Collected data:
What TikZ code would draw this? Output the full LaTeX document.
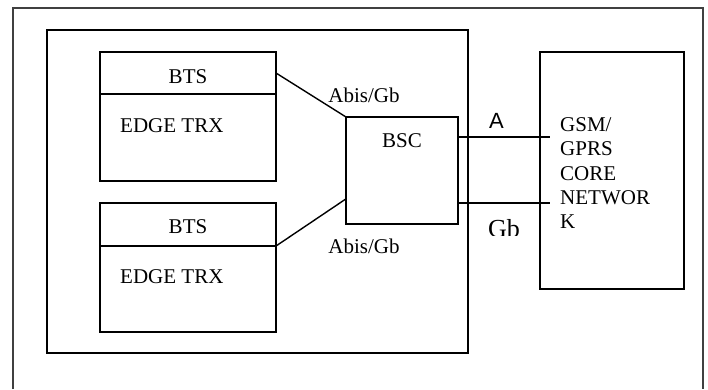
\documentclass[tikz,border=0pt]{standalone}
\usepackage{fontspec}
\setmainfont{Liberation Serif}
\newfontfamily\labelsans{Liberation Sans}
\usetikzlibrary{calc}

\tikzset{
  box/.style={draw, line width=1.4pt, inner sep=0pt, outer sep=0pt, anchor=north west},
  wire/.style={line width=1.4pt},
  txt/.style={inner sep=0pt, anchor=base, font=\fontsize{21}{24}\selectfont},
  txtl/.style={txt, anchor=base west},
  iface/.style={inner sep=0pt, anchor=base, font=\labelsans\fontsize{22}{26}\selectfont}
}

\begin{document}
\begin{tikzpicture}[x=1pt, y=-1pt]
  \useasboundingbox (0,0) rectangle (708,389);

  % outer frame, running off the lower edge
  \draw[line width=1.1pt, black!75] (13,389) -- (13,8) -- (703,8) -- (703,389);

  % base station subsystem
  \node[box, minimum width=421pt, minimum height=323pt] (bss) at (47,30) {};

  % first base transceiver station
  \node[box, minimum width=176pt, minimum height=42pt] (bts1head) at (100,52) {};
  \node[box, minimum width=176pt, minimum height=87pt] (bts1body) at (100,94) {};
  \node[txt] (bts1lbl) at (188,83) {BTS};
  \node[txtl] (trx1lbl) at (120,132) {EDGE TRX};

  % second base transceiver station
  \node[box, minimum width=176pt, minimum height=43pt] (bts2head) at (100,203) {};
  \node[box, minimum width=176pt, minimum height=86pt] (bts2body) at (100,246) {};
  \node[txt] (bts2lbl) at (188,233) {BTS};
  \node[txtl] (trx2lbl) at (120,283) {EDGE TRX};

  % base station controller
  \node[box, minimum width=112pt, minimum height=107pt] (bsc) at (346,117) {};
  \node[txt] (bsclbl) at (402,147) {BSC};

  % core network
  \node[box, minimum width=144pt, minimum height=237pt] (core) at (540,52) {};
  \node[txtl] (core1) at (560,131) {GSM/};
  \node[txtl] (core2) at (560,155) {GPRS};
  \node[txtl] (core3) at (560,180) {CORE};
  \node[txtl] (core4) at (560,204) {NETWOR};
  \node[txtl] (core5) at (560,228) {K};

  % Abis/Gb links
  \draw[wire] (bts1head.east) -- (bsc.north west);
  \draw[wire] (bts2head.south east) -- ($(bsc.north west)!0.765!(bsc.south west)$);
  \node[txt] (abis1) at (364,102) {Abis/Gb};
  \node[txt] (abis2) at (364,253) {Abis/Gb};

  % A and Gb interfaces to the core network
  \coordinate (aend) at (550,137);
  \coordinate (gbend) at (550,203);
  \draw[wire] ($(bsc.north east)+(0,20)$) -- (aend);
  \draw[wire] ($(bsc.north east)+(0,86)$) -- (gbend);
  \node[iface] (alabel) at (496.5,128) {A};
  \begin{scope}
    \clip (480,212) rectangle (530,235);
    \node[txt, font=\fontsize{26}{30}\selectfont] (gblabel) at (504,237.5) {Gb};
  \end{scope}
\end{tikzpicture}
\end{document}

Task details:
Repeat the material above in full and exactly, omitting the pictures.

Answer for the task:
What TikZ code would draw this? Output the full LaTeX document.
\documentclass[tikz,border=0pt]{standalone}
\usepackage{fontspec}
\setmainfont{Liberation Serif}
\newfontfamily\labelsans{Liberation Sans}
\usetikzlibrary{calc}

\tikzset{
  box/.style={draw, line width=1.4pt, inner sep=0pt, outer sep=0pt, anchor=north west},
  wire/.style={line width=1.4pt},
  txt/.style={inner sep=0pt, anchor=base, font=\fontsize{21}{24}\selectfont},
  txtl/.style={txt, anchor=base west},
  iface/.style={inner sep=0pt, anchor=base, font=\labelsans\fontsize{22}{26}\selectfont}
}

\begin{document}
\begin{tikzpicture}[x=1pt, y=-1pt]
  \useasboundingbox (0,0) rectangle (708,389);

  % outer frame, running off the lower edge
  \draw[line width=1.1pt, black!75] (13,389) -- (13,8) -- (703,8) -- (703,389);

  % base station subsystem
  \node[box, minimum width=421pt, minimum height=323pt] (bss) at (47,30) {};

  % first base transceiver station
  \node[box, minimum width=176pt, minimum height=42pt] (bts1head) at (100,52) {};
  \node[box, minimum width=176pt, minimum height=87pt] (bts1body) at (100,94) {};
  \node[txt] (bts1lbl) at (188,83) {BTS};
  \node[txtl] (trx1lbl) at (120,132) {EDGE TRX};

  % second base transceiver station
  \node[box, minimum width=176pt, minimum height=43pt] (bts2head) at (100,203) {};
  \node[box, minimum width=176pt, minimum height=86pt] (bts2body) at (100,246) {};
  \node[txt] (bts2lbl) at (188,233) {BTS};
  \node[txtl] (trx2lbl) at (120,283) {EDGE TRX};

  % base station controller
  \node[box, minimum width=112pt, minimum height=107pt] (bsc) at (346,117) {};
  \node[txt] (bsclbl) at (402,147) {BSC};

  % core network
  \node[box, minimum width=144pt, minimum height=237pt] (core) at (540,52) {};
  \node[txtl] (core1) at (560,131) {GSM/};
  \node[txtl] (core2) at (560,155) {GPRS};
  \node[txtl] (core3) at (560,180) {CORE};
  \node[txtl] (core4) at (560,204) {NETWOR};
  \node[txtl] (core5) at (560,228) {K};

  % Abis/Gb links
  \draw[wire] (bts1head.east) -- (bsc.north west);
  \draw[wire] (bts2head.south east) -- ($(bsc.north west)!0.765!(bsc.south west)$);
  \node[txt] (abis1) at (364,102) {Abis/Gb};
  \node[txt] (abis2) at (364,253) {Abis/Gb};

  % A and Gb interfaces to the core network
  \coordinate (aend) at (550,137);
  \coordinate (gbend) at (550,203);
  \draw[wire] ($(bsc.north east)+(0,20)$) -- (aend);
  \draw[wire] ($(bsc.north east)+(0,86)$) -- (gbend);
  \node[iface] (alabel) at (496.5,128) {A};
  \begin{scope}
    \clip (480,212) rectangle (530,235);
    \node[txt, font=\fontsize{26}{30}\selectfont] (gblabel) at (504,237.5) {Gb};
  \end{scope}
\end{tikzpicture}
\end{document}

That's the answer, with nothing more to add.